What made Corker’s comments especially damaging for Trump was not merely their sharpness, but the identity of the messenger. Corker was not a fringe critic, a lawmaker with little influence, or a retiring backbencher with nothing left to lose. He was a committee chairman with foreign policy standing and, until recently, a reliable enough part of the Republican establishment that had mostly tried to absorb Trump’s turbulence rather than confront it directly. That history made his criticism harder for the White House to dismiss as performance or partisan theater. For months, Trump had benefited from a GOP assumption that lawmakers would complain in private, grumble to reporters when pressed, and then fall back into line when votes came up. Corker’s remarks punctured that assumption in public. They suggested that at least some Republicans were no longer willing to treat loyalty as the default setting if doing so meant pretending the administration’s instability was normal. Once a senior senator begins describing the White House as a source of disorder, the political cost of defending the president rises sharply for everyone else in the party. Even those still inclined to give Trump the benefit of the doubt were left with a harder question: how many more warnings could the party shrug off before the strain became impossible to hide?
The deeper problem for Trump is that the Corker episode turned an internal rift into a broader question about whether Republican leaders still believed the president could be managed, contained, or trusted to carry out the job without constant intervention from adults around him. Corker’s framing implied that the White House was not merely unconventional, but erratic enough to force others into a protective role. That is an ugly posture for any president, and especially for one who has sold himself as a decisive disruptor capable of restoring strength and order. If senior Republicans are publicly talking about the need to prevent chaos rather than advance a shared agenda, the president’s leverage inside his own party begins to erode. That matters for legislative bargaining, for confirmation battles, and for the ordinary work of keeping a caucus unified when the stakes are high. It also matters symbolically, because a president who cannot keep prominent members of his own party from questioning the basic functioning of his administration starts to look less like the center of a governing majority and more like the liability that majority has to manage. Corker’s warning made that shift harder to ignore. It also made the Republican defense of Trump look more strained, because every effort to minimize the breach only underscored how public and how serious it had become.
The significance of the moment goes beyond one senator’s frustration with one president. It reflected a broader deterioration in Republican confidence that had been building as Trump’s style repeatedly forced allies to choose between silence, explanation, and outright denial. Corker’s comments captured the growing sense among some veteran Republicans that the administration’s daily spectacle was not just distracting, but corrosive. Even for lawmakers who still wanted policy victories from a Republican White House, the cost of standing beside Trump was becoming harder to ignore. Publicly, the party could still present a unified front when necessary, and many Republicans would continue trying to do exactly that. In practice, though, the gulf between Trump’s conduct and the instincts of more traditional Republicans was widening, and Corker was one of the first senior figures to say so in terms that left little room for ambiguity. His comments did not end the conflict, and they did not by themselves alter the balance of power in Washington. But they made the rupture official in a way that mattered. Once a Republican chairman starts sounding like a man trying to warn the party off a cliff, the argument is no longer about personality alone. It is about whether the party can keep treating the president as an asset when he is increasingly behaving like an institutional risk.

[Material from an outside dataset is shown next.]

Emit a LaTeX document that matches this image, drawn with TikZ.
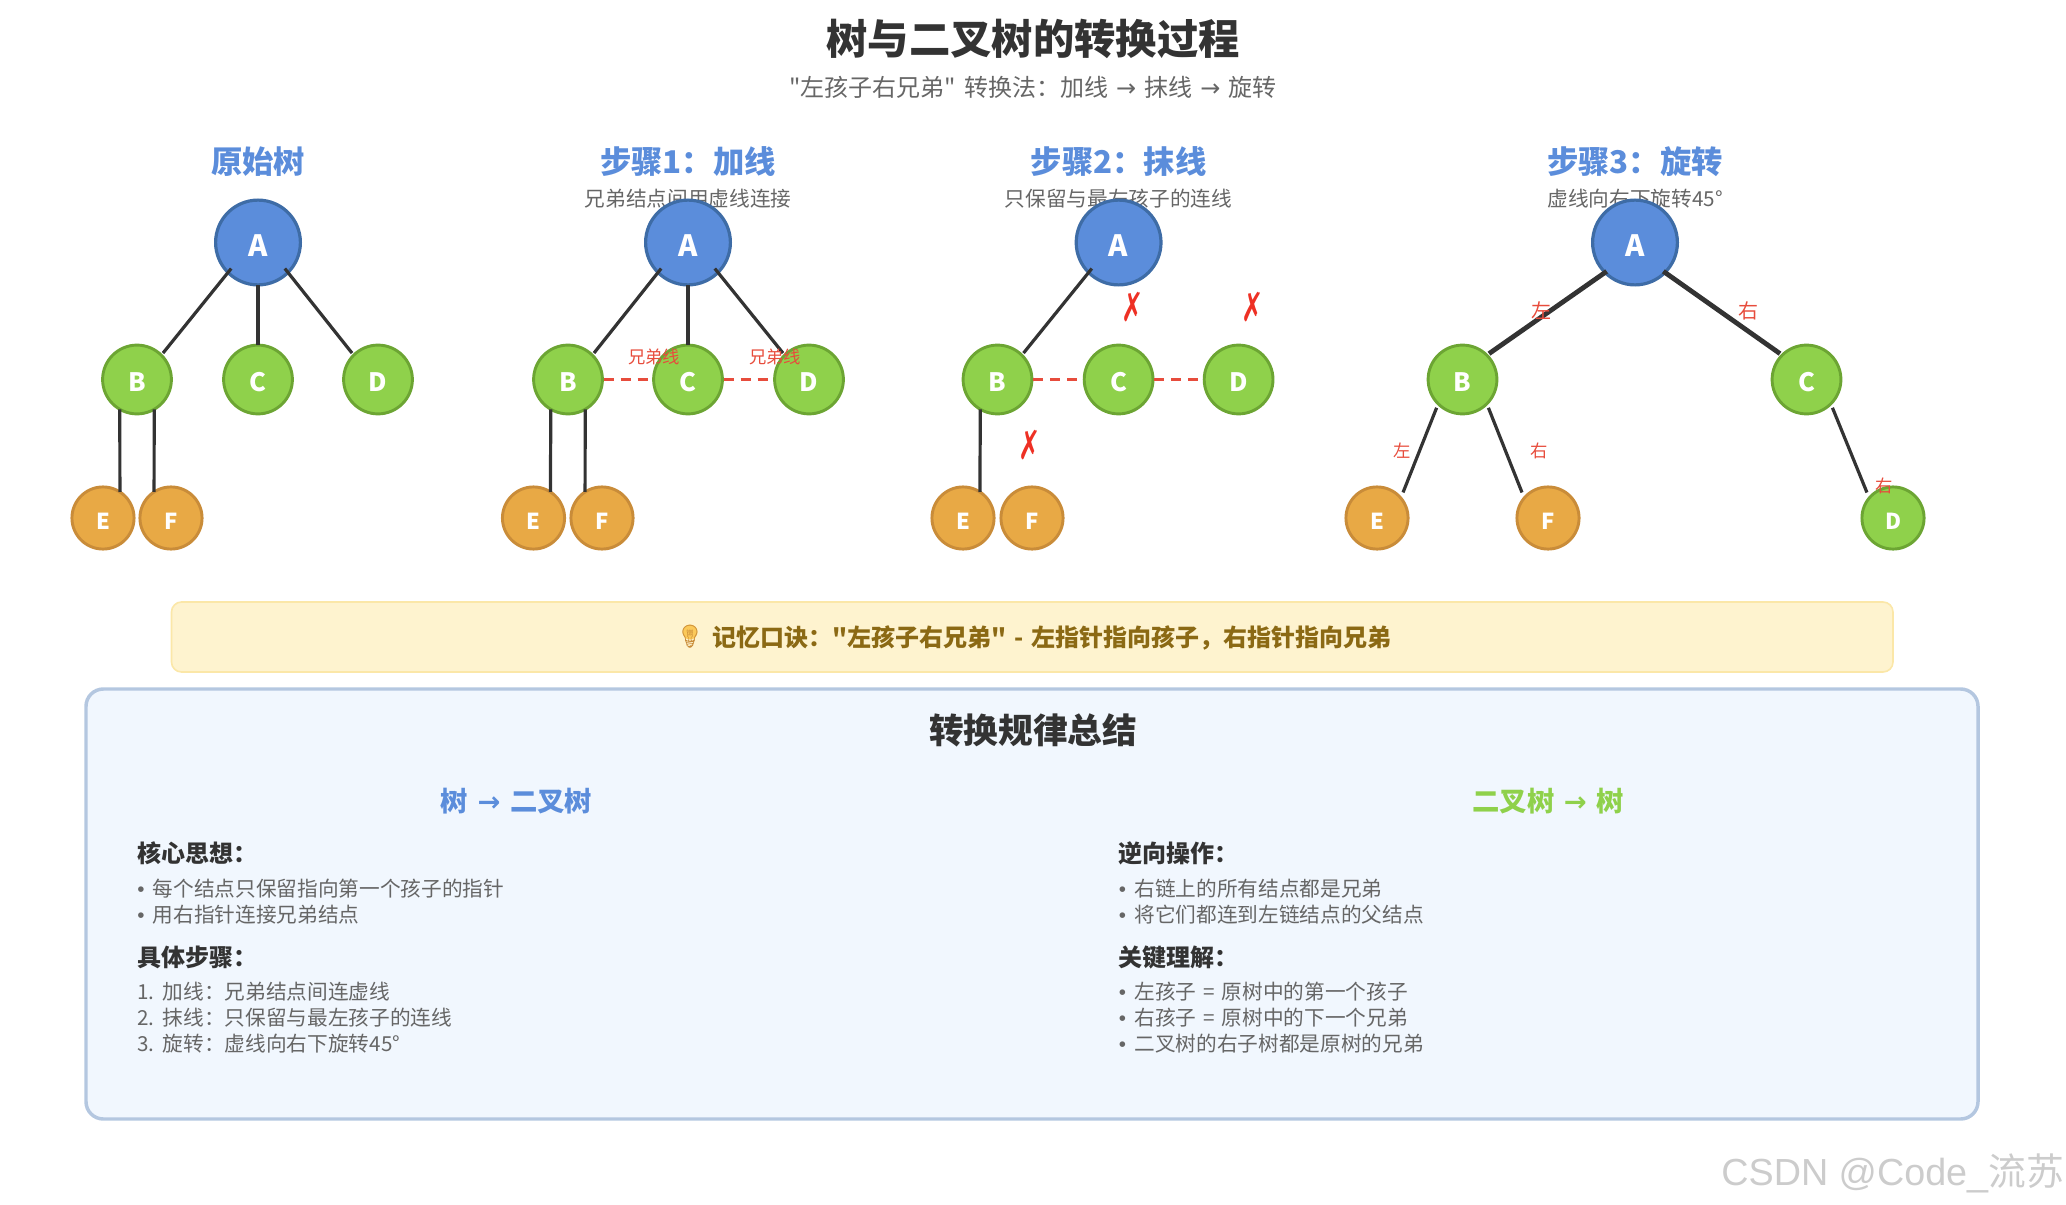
\documentclass[tikz,border=0pt]{standalone}
\usepackage{fontspec}
\setmainfont{Noto Sans CJK SC}[Ligatures=TeXOff,WordSpace=1.5]
\newfontfamily\symfont{DejaVu Sans}
\newfontfamily\emojifont{Noto Emoji}
\newfontfamily\markfont{Liberation Sans}
\newcommand{\fpx}[1]{\fontsize{#1}{#1}\selectfont}
\newcommand{\crossglyph}{\scalebox{0.8}[1.2]{✗}}
\newcommand{\dotglyph}{{\markfont •}\hspace{0.4em}}
\definecolor{rootblue}{HTML}{5B8DDB}
\definecolor{rootedge}{HTML}{3E6CA6}
\definecolor{midgreen}{HTML}{8FD14B}
\definecolor{midedge}{HTML}{6CA533}
\definecolor{leaforange}{HTML}{E8A945}
\definecolor{leafedge}{HTML}{C98C39}
\definecolor{linkdark}{HTML}{333333}
\definecolor{notered}{HTML}{E74C3C}
\definecolor{crossred}{HTML}{EE3024}
\definecolor{textgray}{HTML}{666666}
\definecolor{tipfill}{HTML}{FEF3CF}
\definecolor{tipedge}{HTML}{FBE7A8}
\definecolor{tiptext}{HTML}{8B6914}
\definecolor{bulbyellow}{HTML}{FBC95A}
\definecolor{panelfill}{HTML}{F1F7FE}
\definecolor{paneledge}{HTML}{B4C7E0}
\tikzset{
    rootnode/.style={circle,draw=rootedge,fill=rootblue,line width=2.4pt,minimum size=63.6pt,inner sep=0pt,outer sep=0pt,text=white,font=\fpx{22}\bfseries,text height=21.5pt},
    midnode/.style={circle,draw=midedge,fill=midgreen,line width=2.2pt,minimum size=51.6pt,inner sep=0pt,outer sep=0pt,text=white,font=\fpx{19}\bfseries,text height=18.5pt},
    leafnode/.style={circle,draw=leafedge,fill=leaforange,line width=2.2pt,minimum size=46.6pt,inner sep=0pt,outer sep=0pt,text=white,font=\fpx{16.5}\bfseries,text height=16.5pt},
    link/.style={draw=linkdark,line width=2.4pt},
    rootlink/.style={draw=linkdark,line width=2.4pt,shorten <=-3.8pt,shorten >=2pt},
    heavylink/.style={draw=linkdark,line width=3.6pt,shorten <=-1.5pt,shorten >=2pt},
    openlink/.style={draw=linkdark,line width=2.4pt,shorten <=3.2pt,shorten >=4.5pt},
    brotherlink/.style={draw=notered,line width=2.4pt,dash pattern=on 7.5pt off 5.25pt,shorten <=1pt,shorten >=2pt},
    stephead/.style={text=rootblue,font=\fpx{23.5}\bfseries},
    stepnote/.style={text=textgray,font=\fpx{15.5}},
    rednote/.style={text=notered,font=\fpx{13}},
    crossmark/.style={text=crossred,font=\symfont\fpx{25}},
    listhead/.style={anchor=west,inner sep=0pt,text=linkdark,font=\fpx{18}\bfseries},
    listitem/.style={anchor=west,inner sep=0pt,text=textgray,font=\fpx{15.5}},
}
\begin{document}
\begin{tikzpicture}[x=0.75pt,y=-0.75pt]
    \useasboundingbox (0,0) rectangle (2066,1205);
    \node[text=linkdark,font=\fpx{31}\bfseries] (title) at (1033,39) {树与二叉树的转换过程};
    \node[text=textgray,font=\fpx{18}] (subtitle) at (1033,87.5) {"左孩子右兄弟" 转换法：加线 {\symfont →} 抹线 {\symfont →} 旋转};

    \node[stephead] (head1) at (258,162) {原始树};
    \node[stephead] (head2) at (688,162) {步骤1：加线};
    \node[stephead] (head3) at (1118.6,162) {步骤2：抹线};
    \node[stephead] (head4) at (1635,162) {步骤3：旋转};
    \node[stepnote] (note2) at (688,199) {兄弟结点间用虚线连接};
    \node[stepnote] (note3) at (1118.6,199) {只保留与最左孩子的连线};
    \node[stepnote] (note4) at (1635,199) {虚线向右下旋转45°};

    \node[rootnode] (a1) at (258,242.5) {A};
    \node[midnode] (b1) at (137,379.5) {B};
    \node[midnode] (c1) at (258,379.5) {C};
    \node[midnode] (d1) at (378,379.5) {D};
    \node[leafnode] (e1) at (103,518) {E};
    \node[leafnode] (f1) at (171,518) {F};
    \draw[rootlink] (a1.south west) -- (b1.north east);
    \draw[link] (a1.south) -- (c1.north);
    \draw[rootlink] (a1.south east) -- (d1.north west);
    \draw[link] (b1.240) -- (e1.57);
    \draw[link] (b1.300) -- (f1.123);

    \node[rootnode] (a2) at (688,242.5) {A};
    \node[midnode] (b2) at (568,379.5) {B};
    \node[midnode] (c2) at (688,379.5) {C};
    \node[midnode] (d2) at (809,379.5) {D};
    \node[leafnode] (e2) at (533.5,518) {E};
    \node[leafnode] (f2) at (602,518) {F};
    \draw[rootlink] (a2.south west) -- (b2.north east);
    \draw[link] (a2.south) -- (c2.north);
    \draw[rootlink] (a2.south east) -- (d2.north west);
    \draw[link] (b2.240) -- (e2.57);
    \draw[link] (b2.300) -- (f2.123);
    \draw[brotherlink] (b2.east) -- (c2.west);
    \draw[brotherlink] (c2.east) -- (d2.west);
    \node[rednote] (bro1) at (654,356.5) {兄弟线};
    \node[rednote] (bro2) at (775,356.5) {兄弟线};

    \node[rootnode] (a3) at (1118.6,242.5) {A};
    \node[midnode] (b3) at (997.5,379.5) {B};
    \node[midnode] (c3) at (1118.6,379.5) {C};
    \node[midnode] (d3) at (1238.6,379.5) {D};
    \node[leafnode] (e3) at (963,518) {E};
    \node[leafnode] (f3) at (1032,518) {F};
    \draw[rootlink] (a3.south west) -- (b3.north east);
    \draw[link] (b3.240) -- (e3.57);
    \draw[brotherlink] (b3.east) -- (c3.west);
    \draw[brotherlink] (c3.east) -- (d3.west);
    \node[crossmark] (cross1) at (1132.5,307) {\crossglyph};
    \node[crossmark] (cross2) at (1253,307) {\crossglyph};
    \node[crossmark] (cross3) at (1029.5,445) {\crossglyph};

    \node[rootnode] (a4) at (1635,242.5) {A};
    \node[midnode] (b4) at (1462.5,379.5) {B};
    \node[midnode] (c4) at (1806.5,379.5) {C};
    \node[leafnode] (e4) at (1377,518) {E};
    \node[leafnode] (f4) at (1548,518) {F};
    \node[leafnode,draw=midedge,fill=midgreen] (d4) at (1893,518) {D};
    \draw[heavylink] (a4.south west) -- (b4.north east);
    \draw[heavylink] (a4.south east) -- (c4.north west);
    \draw[openlink] (b4.south west) -- (e4.40);
    \draw[openlink] (b4.south east) -- (f4.140);
    \draw[openlink] (c4.south east) -- (d4.140);
    \node[rednote,font=\fpx{15}] (left1) at (1541,311) {左};
    \node[rednote,font=\fpx{15}] (right1) at (1748,311) {右};
    \node[rednote] (left2) at (1402,450.5) {左};
    \node[rednote] (right2) at (1539.5,450.5) {右};
    \node[rednote] (right3) at (1884.5,485.5) {右};

    \draw[draw=tipedge,fill=tipfill,line width=1.2pt,rounded corners=7.5pt] (171.5,602) rectangle (1893,672);
    \fill[bulbyellow] (690,632) circle (7.5);
    \node[text=leafedge,font=\emojifont\fpx{17}] (bulb) at (690,636.5) {💡};
    \node[text=tiptext,font=\fpx{18}\bfseries] (tip) at (1052,637.5) {记忆口诀："左孩子右兄弟" - 左指针指向孩子，右指针指向兄弟};

    \draw[draw=paneledge,fill=panelfill,line width=2.6pt,rounded corners=13pt] (86,689) rectangle (1978,1119);
    \node[text=linkdark,font=\fpx{26}\bfseries] (sumtitle) at (1033,730) {转换规律总结};
    \node[text=rootblue,font=\fpx{20.5}\bfseries] (leftcol) at (516.5,801) {树 {\symfont →} 二叉树};
    \node[text=midgreen,font=\fpx{20.5}\bfseries] (rightcol) at (1548,801) {二叉树 {\symfont →} 树};

    \node[listhead] (lhead1) at (137,853.5) {核心思想：};
    \node[listitem] (litem1) at (137,889) {\dotglyph 每个结点只保留指向第一个孩子的指针};
    \node[listitem] (litem2) at (137,915) {\dotglyph 用右指针连接兄弟结点};
    \node[listhead] (lhead2) at (137,957.5) {具体步骤：};
    \node[listitem] (litem3) at (137,992) {1. 加线：兄弟结点间连虚线};
    \node[listitem] (litem4) at (137,1018) {2. 抹线：只保留与最左孩子的连线};
    \node[listitem] (litem5) at (137,1044) {3. 旋转：虚线向右下旋转45°};

    \node[listhead] (rhead1) at (1118.6,853.5) {逆向操作：};
    \node[listitem] (ritem1) at (1118.6,889) {\dotglyph 右链上的所有结点都是兄弟};
    \node[listitem] (ritem2) at (1118.6,915) {\dotglyph 将它们都连到左链结点的父结点};
    \node[listhead] (rhead2) at (1118.6,957.5) {关键理解：};
    \node[listitem] (ritem3) at (1118.6,992) {\dotglyph 左孩子 = 原树中的第一个孩子};
    \node[listitem] (ritem4) at (1118.6,1018) {\dotglyph 右孩子 = 原树中的下一个兄弟};
    \node[listitem] (ritem5) at (1118.6,1044) {\dotglyph 二叉树的右子树都是原树的兄弟};

    \node[anchor=east,inner sep=0pt,text=black!20,font=\fpx{28.3}] (mark) at (2064,1173) {{\markfont CSDN @Code\_}流苏};
\end{tikzpicture}
\end{document}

There is also a larger political lesson in the way Corker’s warning landed. Trump has repeatedly depended on Republican lawmakers to absorb the fallout from his impulses, whether by explaining them away, reframing them as deliberate strategy, or simply declining to engage. That arrangement can work when criticism stays private and party leaders believe the storm will pass. It becomes much harder to sustain when a prominent senator says out loud that the White House itself is part of the problem. The difference is not just rhetorical. Public criticism from a figure like Corker creates permission for other Republicans to question whether unconditional support is still politically or institutionally defensible. It also signals to donors, aides, and other officials that the internal atmosphere has changed and that the old habits of quiet accommodation may no longer be enough. Trump may still retain a strong grip on much of the party’s base, but the governing layer around him is clearly under stress. Corker’s break suggested that the pressure was now severe enough that some Republicans were willing to risk backlash in order to say what many others had only hinted at. That does not mean a full revolt was imminent, but it does mean the old assumption of automatic unity was breaking down. And once a senior Republican is willing to frame the president as a source of danger rather than a source of strength, the party’s civil war stops looking like background noise and starts looking like a governing problem in its own right.